Dorita Hannah

New Zealand (residence) °1961
en

Dr Dorita Hannah is an architect and trans-disciplinary practitioner-scholar who collaborates with performers, artists, designers & communities to co-conceive, design and direct events, installations, exhibits, objects and spaces as well as the creation of cultural environments, particularly architecture for the visual and performing arts. She also focuses on interdisciplinary postgraduate research centered on public space, performance practices and sociopolitical design, particularly through the concept of ‘event-space’: demonstrating via design work and scholarly publications that the built environment housing an event or performance is itself an event and an integral driver of experience.
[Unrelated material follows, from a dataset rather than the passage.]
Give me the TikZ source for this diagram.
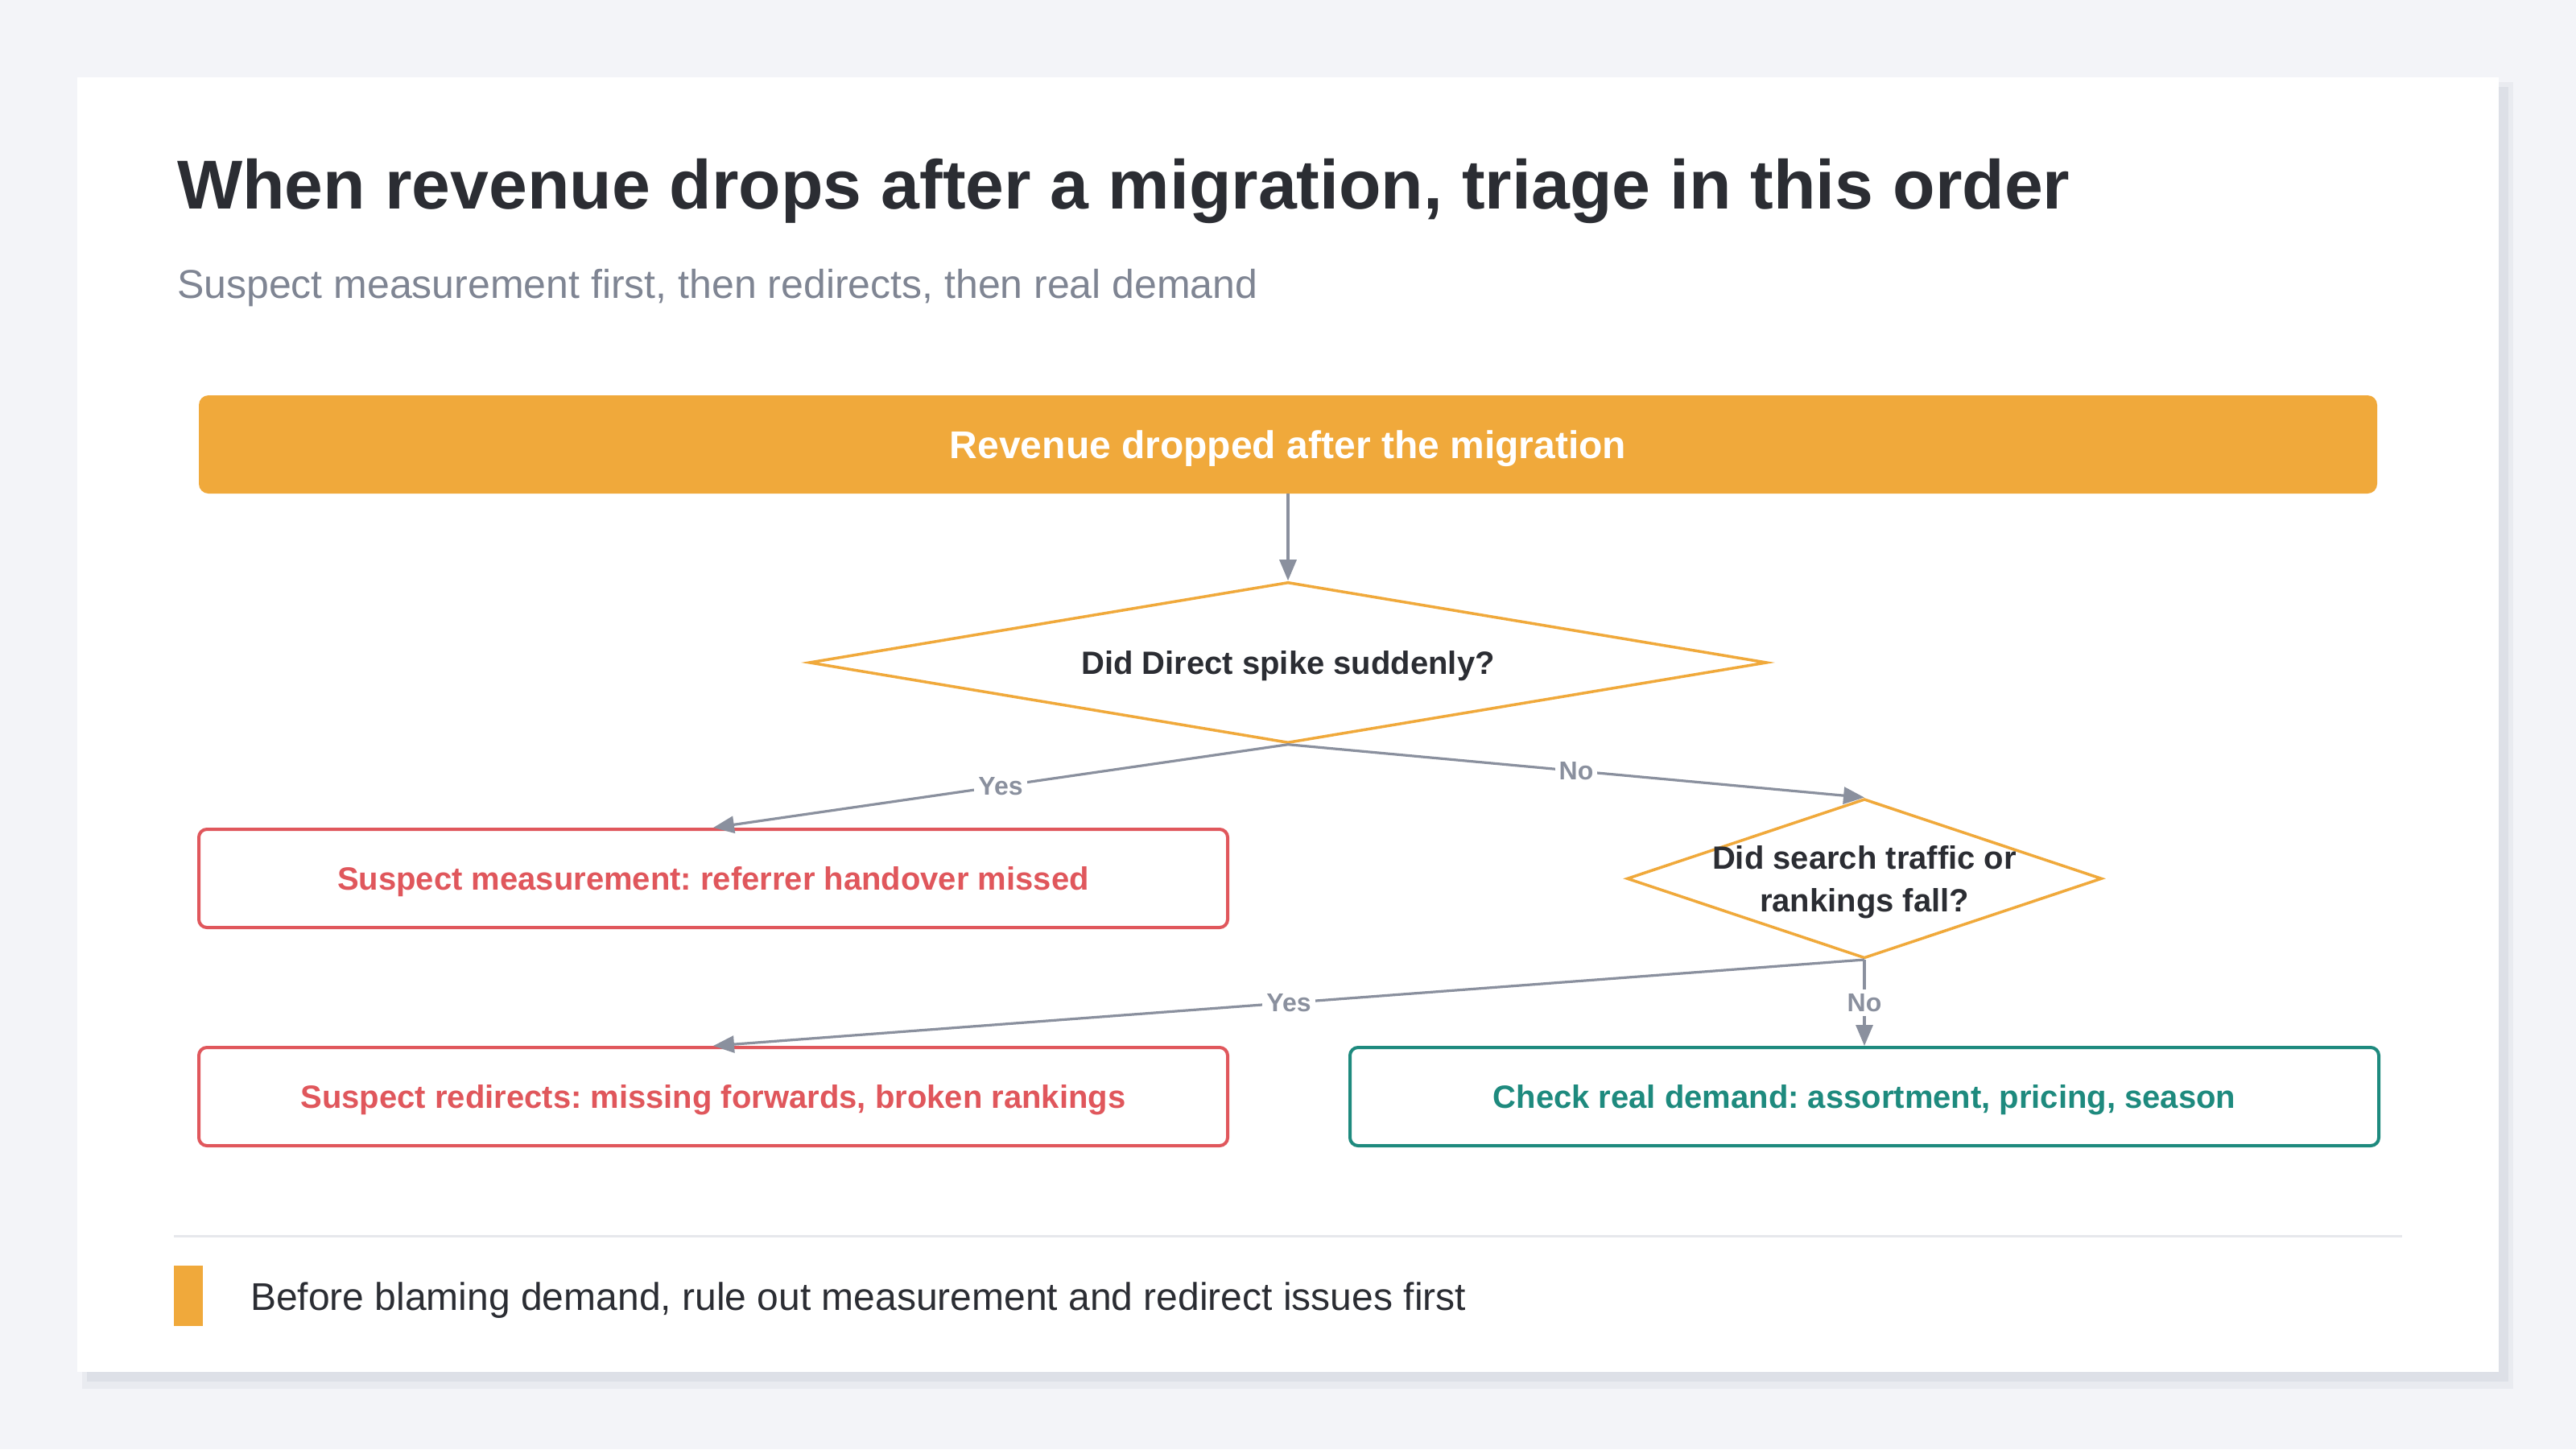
\documentclass[tikz,border=0pt]{standalone}
\usepackage{fontspec}
\setmainfont{Liberation Sans}
\usepackage{xcolor}
\usepackage{tikz}
\usetikzlibrary{arrows.meta, positioning, shapes.geometric}
\frenchspacing
\definecolor{pagebg}{HTML}{F3F4F8}
\definecolor{shadowin}{HTML}{DDE0E7}
\definecolor{shadowout}{HTML}{E9EBF0}
\definecolor{ink}{HTML}{2B2D33}
\definecolor{subgray}{HTML}{7F8593}
\definecolor{brandorange}{HTML}{F0A93B}
\definecolor{edgegray}{HTML}{8A909E}
\definecolor{warnred}{HTML}{E0575C}
\definecolor{okteal}{HTML}{1E8A7E}
\definecolor{sepline}{HTML}{E6E8EC}
\tikzset{
  box/.style={rectangle, rounded corners=10pt, draw=#1, line width=4pt,
              fill=white, text=#1, font=\fontsize{40}{48}\selectfont\bfseries,
              minimum width=1278pt, minimum height=122pt, inner sep=0pt,
              text depth=0pt, align=center},
  box/.default=warnred,
  decision/.style={diamond, draw=brandorange, line width=3.5pt, fill=white,
                   inner sep=0pt},
  qtext/.style={text=ink, font=\fontsize{40}{53}\selectfont\bfseries,
                text depth=0pt, align=center},
  arr/.style={-{Triangle[length=26pt, width=21pt]}, line width=3.2pt, edgegray},
  lbl/.style={fill=white, text=edgegray, font=\fontsize{32}{38}\selectfont\bfseries,
              inner sep=5pt},
}

\begin{document}
\begin{tikzpicture}[x=1pt, y=-1pt]
  %% Page and card
  \useasboundingbox[fill=pagebg] (0,0) rectangle (3200,1800);
  \fill[shadowout] (102,102) rectangle (3122,1725);
  \fill[shadowin]  (108,108) rectangle (3116,1716);
  \fill[white]     (96,96) rectangle (3104,1704);

  %% Heading
  \node[anchor=base west, inner sep=0pt, text=ink,
        font=\fontsize{86}{104}\selectfont\bfseries] (title) at (220,259)
        {When revenue drops after a migration, triage in this order};
  \node[anchor=base west, inner sep=0pt, text=subgray,
        font=\fontsize{50}{60}\selectfont] (subtitle) at (220,370)
        {Suspect measurement first, then redirects, then real demand};

  %% Flow
  \node[rectangle, rounded corners=12pt, fill=brandorange, text=white,
        font=\fontsize{48}{56}\selectfont\bfseries, text depth=0pt,
        minimum width=2706pt, minimum height=122pt] (start) at (1600,552)
        {Revenue dropped after the migration};
  \node[decision, minimum width=1190pt, minimum height=200pt,
        below=108pt of start] (q1) {};
  \node[qtext] at (q1.center) {Did Direct spike suddenly?};
  \node[box=warnred] (meas) at (886,1091)
        {Suspect measurement: referrer handover missed};
  \node[box=warnred, below=145pt of meas] (redir)
        {Suspect redirects: missing forwards, broken rankings};
  \node[box=okteal, right=148pt of redir] (demand)
        {Check real demand: assortment, pricing, season};
  \node[decision, minimum width=590pt, minimum height=198pt,
        above=107pt of demand] (q2) {};
  \node[qtext] at (q2.center) {Did search traffic or\\rankings fall?};

  \draw[arr] (start) -- (q1.north);
  \draw[arr] (q1.south) -- node[lbl] {Yes} (meas.north);
  \draw[arr] (q1.south) -- node[lbl] {No} (q2.north);
  \draw[arr] (q2.south) -- node[lbl] {Yes} (redir.north);
  \draw[arr] (q2.south) -- node[lbl] {No} (demand.north);

  %% Footer note
  \draw[sepline, line width=3pt] (216,1535) -- (2984,1535);
  \node[fill=brandorange, anchor=north west, inner sep=0pt,
        minimum width=36pt, minimum height=75pt] (bar) at (216,1572) {};
  \node[anchor=base west, inner sep=0pt, text=ink,
        font=\fontsize{48}{56}\selectfont] (note) at (311,1627)
        {Before blaming demand, rule out measurement and redirect issues first};
\end{tikzpicture}
\end{document}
Her creative work has gained NZIA and DINZ awards as well as a UNESCO Laureate (1999) and World Stage Design medals (2009). She publishes on practices that negotiate between art, architecture and performance, including co-editing an anthology on Performance Design and the themed issue on Performance/Architecture for the JAE (Journal of Architectural Education). Dr Hannah is a director of PSi (Performance Studies International) and the Chair of OISTAT's Research Commission (International Organization for Scenographers, Theatre Architects & Technicians).

comments

Exposition: Innerground_ an Exploration of a Disused Mine Through the Memories of Former Miners (01/01/2013) by Carolina Goradesky
Dorita Hannah 22/06/2013 at 17:44

This project, which focuses on “virtual space readings”, is an extremely interesting one, especially in relation to patrimony and oral history as well as spatial recollections and sound. The site, located above abandoned mines, is well selected and highly relevant as it connects to an underground world cut off from the lived world and sonically re-experienced by the public through a ‘telling’ or ‘re-sounding’. This would have been elucidated through a visual mapping of the physical context and location/description of the embedded sound installation. Most interesting is the sociocultural and political nature of the selected site in relation to memories that are – literally and figuratively – deeply buried and in danger of being irretrievably forgotten.

 

For this reviewer, the strength of the project lies in the short video interviews with the long-retired miners, which provide fascinating and extremely relevant material: distilling and re-presenting particular memories from a particular community with its particular histories and physical environment. The author re-collects (through interviewing and editing) complex aural events, once experienced underground and now embedded in the memory (excellently described by those interviewed): exposing how past experiences are ‘submerged’, ‘sedimented’, and deeply ‘situated’. More successful than the resulting sound installation, these videos constitute a creative mining of sonic memory (digging deep to withdraw the essence of something) and present auditory experiences at the coalface (linking sound with the realities of the space of labour). A consideration of how the interviews (as word descriptions) and soundscapes (as aural atmospheres) cohere within the installation as a spatiotemporal event would help construct a richer inner-ground experience for the over-ground visitors.

 

Innerground’s title, topic, site and human participants promise an original and valuable research project into cultural/communal and individual/private memories and their relationship to spatial, artistic and social practices, particularly as they pertain to sensorial experience and unearthing long buried histories and experiences. The thought provoking theoretical underpinnings can be further adopted and adapted by the author in order to formulate a highly original
conceptual basis for re-locating, re-placing and re-imagining the past within the present.

 

Finally, a clearer articulation of how the author creatively develops and applies the notion of “virtual space readings” will clarify a valuable contribution to artistic practice, not only in relation to this project specifically but to a more general, creative analysis of space and place as a complex layering of multiple timeframes and human histories, which, re-membered, are both virtual and real, present and absent, fact and fiction.